Friday, December 6, 2013
Ross E. Davies has posted Preface 2013: The Capacity to be Taxed is the Capacity to Self-Destruct, Green Bag Almanac & Reader 1 (2013), detailing the automatic reovcation of the Green Bag Almanac & Reader's section 501(c)(3) tax-exempt status for failure to file annual returns and the saga of its attempt to reclaim that status. Here is the abstract:
This is the eighth Green Bag Almanac & Reader. This year is a special one, though, for reasons given after our customary salute to our diligent board and before our customary confessions of editorial error. There are two big problems with this Almanac. First, it is late — printed in September 2013, not in the winter of 2012-13, as it should have been. Second, it is relatively plain and boring — it lacks both the elaborate design and the voluminously numerous entertaining tidbits featured in previous Almanacs. (The exemplary legal writing is still excellent, of course, as are the annual reviews on pages 19-78 below.) Both problems are our own fault, because we screwed up the Green Bag, Inc.’s taxes. Permit me to explain. The Green Bag, Inc. — publisher not only of this Almanac but also of the Green Bag (a law journal) and several other publications, as well as producer of such works of scholarly artistry as the Supreme Court Sluggers trading cards and a series of bobbleheads of Supreme Court Justices — was a not-for-profit corporation blessed by the IRS with limited tax-exempt status under section 501(c)(3) of the federal internal revenue code.
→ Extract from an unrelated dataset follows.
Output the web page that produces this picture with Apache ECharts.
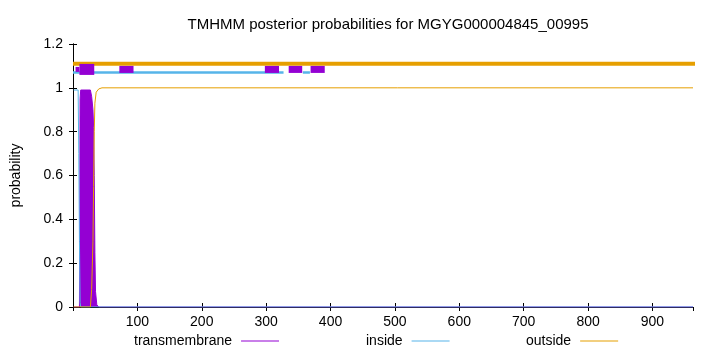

We received our 501(c)(3) determination in 1998, shortly after the company was formed. But in August 2010 we lost it. Like many not-for-profits, the Green Bag, Inc. had been stupidly failing to engage in the fairly simple process of filing the required tax forms. As a result, when the IRS launched its automatic revocation system in 2010, we were one of the roughly 275,000 not-for-profits whose tax exemptions were revoked. Since then, we have developed a deeper appreciation for the old adage about it being easier to get into trouble than to get out of it, as this preface illustrates.